Cette double contrainte – faible autonomie alimentaire et inflation structurelle – pèse lourdement sur les agriculteurs, confrontés à des marges compressées, et sur les consommateurs, aux premiers rangs de la hausse des prix. Les circuits courts permettent de limiter l’impact inflationniste, mais sans soutien public massif ni politique volontariste à l’échelle territoriale, leur capacité à restaurer une souveraineté alimentaire locale et à amortir les chocs économiques reste trop limitée.

Penser autrement les trajectoires territoriales

Il serait irréaliste de croire que les circuits courts pourraient, à eux seuls, renverser l’architecture économique des territoires. Ils ne remplaceront pas demain les piliers industriels, logistiques ou touristiques qui structurent le PIB régional. Mais ils offrent une autre échelle de pensée, une autre temporalité, et une autre forme de valeur.

En articulant économie vivrière, autonomie locale et solidarité entre producteurs et consommateurs, les circuits courts ne cherchent pas tant à concurrencer les filières dominantes qu’à rouvrir des marges de manœuvre. Pour les territoires en quête de résilience, de cohésion sociale ou de diversification, ils peuvent devenir un complément stratégique, à condition d’être pensés comme tels, et non comme un folklore ou un supplément d’âme. C’est précisément dans cet interstice que peuvent se loger les politiques publiques les plus audacieuses, celles qui articulent les logiques de développement économique avec celles de la transition écologique, sociale et territoriale.

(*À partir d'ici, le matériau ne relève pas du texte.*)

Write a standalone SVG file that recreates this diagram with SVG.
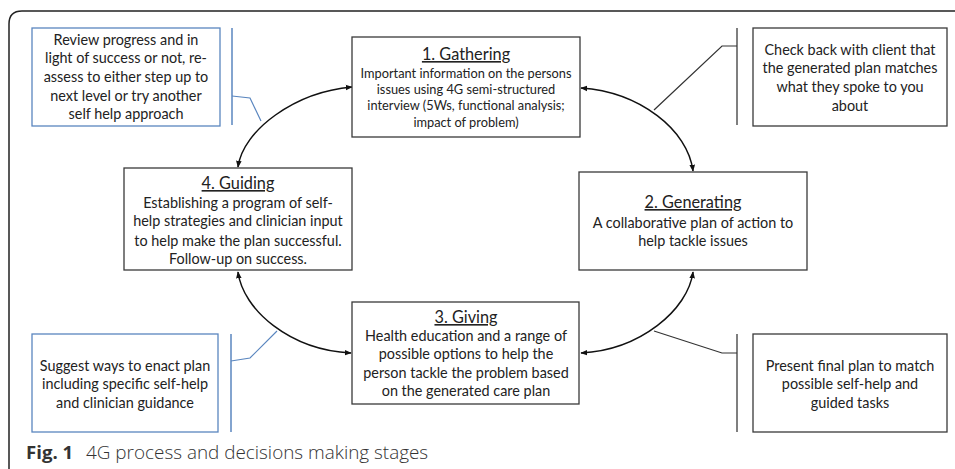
<svg xmlns="http://www.w3.org/2000/svg" width="955" height="469" viewBox="0 0 955 469">
<defs>
<marker id="ah" viewBox="0 0 10 10" refX="9" refY="5" markerWidth="7" markerHeight="7" orient="auto-start-reverse" markerUnits="userSpaceOnUse">
<path d="M0,1 L10,5 L0,9 z" fill="#111"/>
</marker>
<style>
.box{fill:#fff;stroke:#3a3a3a;stroke-width:1.3}
.bbox{fill:#fff;stroke:#5a86bf;stroke-width:1.3}
.t{font-family:Lato,"Liberation Sans",sans-serif;font-size:14.4px;fill:#222;text-anchor:middle}
.ts{font-family:Lato,"Liberation Sans",sans-serif;font-size:12.8px;fill:#222;text-anchor:middle}
.title{font-family:Lato,"Liberation Sans",sans-serif;font-size:16.3px;fill:#222;text-anchor:middle;text-decoration:underline}
.arc{fill:none;stroke:#111;stroke-width:1.5;marker-start:url(#ah);marker-end:url(#ah)}
.lk{fill:none;stroke:#333;stroke-width:1.2}
.lb{fill:none;stroke:#5a86bf;stroke-width:1.2}
.vk{stroke:#555;stroke-width:1.5}
.vb{stroke:#5a86bf;stroke-width:1.5}
</style>
</defs>
<rect width="955" height="469" fill="#fff"/>
<path d="M9,469 V24 Q9,11 22,11 H955" fill="none" stroke="#222" stroke-width="1.5"/>

<g id="connectors">
<path class="arc" d="M352,87 C295,92 243,130 238,167"/>
<path class="arc" d="M581,88 C640,92 688,130 693,171"/>
<path class="arc" d="M238,272 C243,310 290,350 351,353"/>
<path class="arc" d="M693,272 C688,310 640,350 581,353"/>
<line class="vb" x1="232" y1="28" x2="232" y2="125"/>
<polyline class="lb" points="232,96 250,98 261,121"/>
<line class="vk" x1="737" y1="28" x2="737" y2="125"/>
<polyline class="lk" points="737,46 722,46 654,110"/>
<line class="vb" x1="231" y1="334" x2="231" y2="432"/>
<polyline class="lb" points="231,361 250,358 277,331"/>
<line class="vk" x1="737" y1="334" x2="737" y2="432"/>
<polyline class="lk" points="737,353 722,353 654,331"/>
</g>

<g id="review">
<rect class="bbox" x="32" y="28" width="188" height="98"/>
<text class="t" x="126" y="45">Review progress and in</text>
<text class="t" x="126" y="63">light of success or not, re-</text>
<text class="t" x="126" y="82">assess to either step up to</text>
<text class="t" x="126" y="101">next level or try another</text>
<text class="t" x="126" y="119">self help approach</text>
</g>

<g id="gathering">
<rect class="box" x="352" y="37" width="228" height="100"/>
<text class="title" x="466" y="60">1. Gathering</text>
<text class="ts" x="466" y="78">Important information on the persons</text>
<text class="ts" x="466" y="94">issues using 4G semi-structured</text>
<text class="ts" x="466" y="110">interview (5Ws, functional analysis;</text>
<text class="ts" x="466" y="127">impact of problem)</text>
</g>

<g id="check">
<rect class="box" x="753" y="28" width="194" height="98"/>
<text class="t" x="850" y="55">Check back with client that</text>
<text class="t" x="850" y="73">the generated plan matches</text>
<text class="t" x="850" y="92">what they spoke to you</text>
<text class="t" x="850" y="111">about</text>
</g>

<g id="guiding">
<rect class="box" x="124" y="168" width="228" height="102"/>
<text class="title" x="238" y="189">4. Guiding</text>
<text class="t" x="238" y="208">Establishing a program of self-</text>
<text class="t" x="238" y="226">help strategies and clinician input</text>
<text class="t" x="238" y="246">to help make the plan successful.</text>
<text class="t" x="238" y="264">Follow-up on success.</text>
</g>

<g id="generating">
<rect class="box" x="579" y="172" width="228" height="98"/>
<text class="title" x="693" y="208">2. Generating</text>
<text class="t" x="693" y="228">A collaborative plan of action to</text>
<text class="t" x="693" y="246">help tackle issues</text>
</g>

<g id="giving">
<rect class="box" x="352" y="302" width="227" height="102"/>
<text class="title" x="466" y="323">3. Giving</text>
<text class="t" x="466" y="341">Health education and a range of</text>
<text class="t" x="466" y="359">possible options to help the</text>
<text class="t" x="466" y="378">person tackle the problem based</text>
<text class="t" x="466" y="396">on the generated care plan</text>
</g>

<g id="suggest">
<rect class="bbox" x="32" y="334" width="186" height="98"/>
<text class="t" x="125" y="371">Suggest ways to enact plan</text>
<text class="t" x="125" y="389">including specific self-help</text>
<text class="t" x="125" y="408">and clinician guidance</text>
</g>

<g id="present">
<rect class="box" x="753" y="334" width="194" height="98"/>
<text class="t" x="850" y="371">Present final plan to match</text>
<text class="t" x="850" y="389">possible self-help and</text>
<text class="t" x="850" y="408">guided tasks</text>
</g>

<g id="caption">
<text x="26" y="459" style="font-family:'Open Sans','Noto Sans',sans-serif;font-size:18.6px;fill:#333"><tspan font-weight="700">Fig. 1</tspan><tspan x="86" font-weight="300" font-size="18.9px">4G process and decisions making stages</tspan></text>
</g>
</svg>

L’exemple de la région de Liège, en Belgique, illustre la force de cette bascule. Dans un contexte similaire de faible autonomie alimentaire et de dépendance aux importations, la région wallonne a lancé, dès 2012, le projet « Ceinture alimentaire liégeoise ». Ce projet a fédéré collectivités locales, coopératives, producteurs, chercheurs et citoyens autour d’un objectif simple : relocaliser 50 % de l’alimentation consommée à Liège en quelques années. En dix ans, la dynamique a permis de structurer plus de vingt filières locales (pain, légumes, fruits, produits laitiers, viande, bière, légumineuses…), de créer des dizaines d’emplois, de relancer des fermes en périphérie urbaine et de favoriser des plateformes logistiques à taille humaine. Ce n’est pas tant la vitesse du changement que sa cohérence systémique qui frappe : tout a été pensé à l’échelle du territoire, dans une logique d’écosystème intégré.

Ce précédent montre que même des territoires contraints, dépendants, ou peu dotés en foncier agricole peuvent transformer en profondeur leur relation à l’alimentation, à condition de construire une stratégie partagée, de longue durée, entre acteurs publics, producteurs et société civile. Le Béarn, les Landes et le Pays basque ne manquent ni d’atouts ni d’initiatives. Ce qui reste à consolider, c’est la capacité collective à faire des circuits courts non plus des marges discrètes ou des utopies rurales, mais une composante centrale d’une nouvelle intelligence territoriale.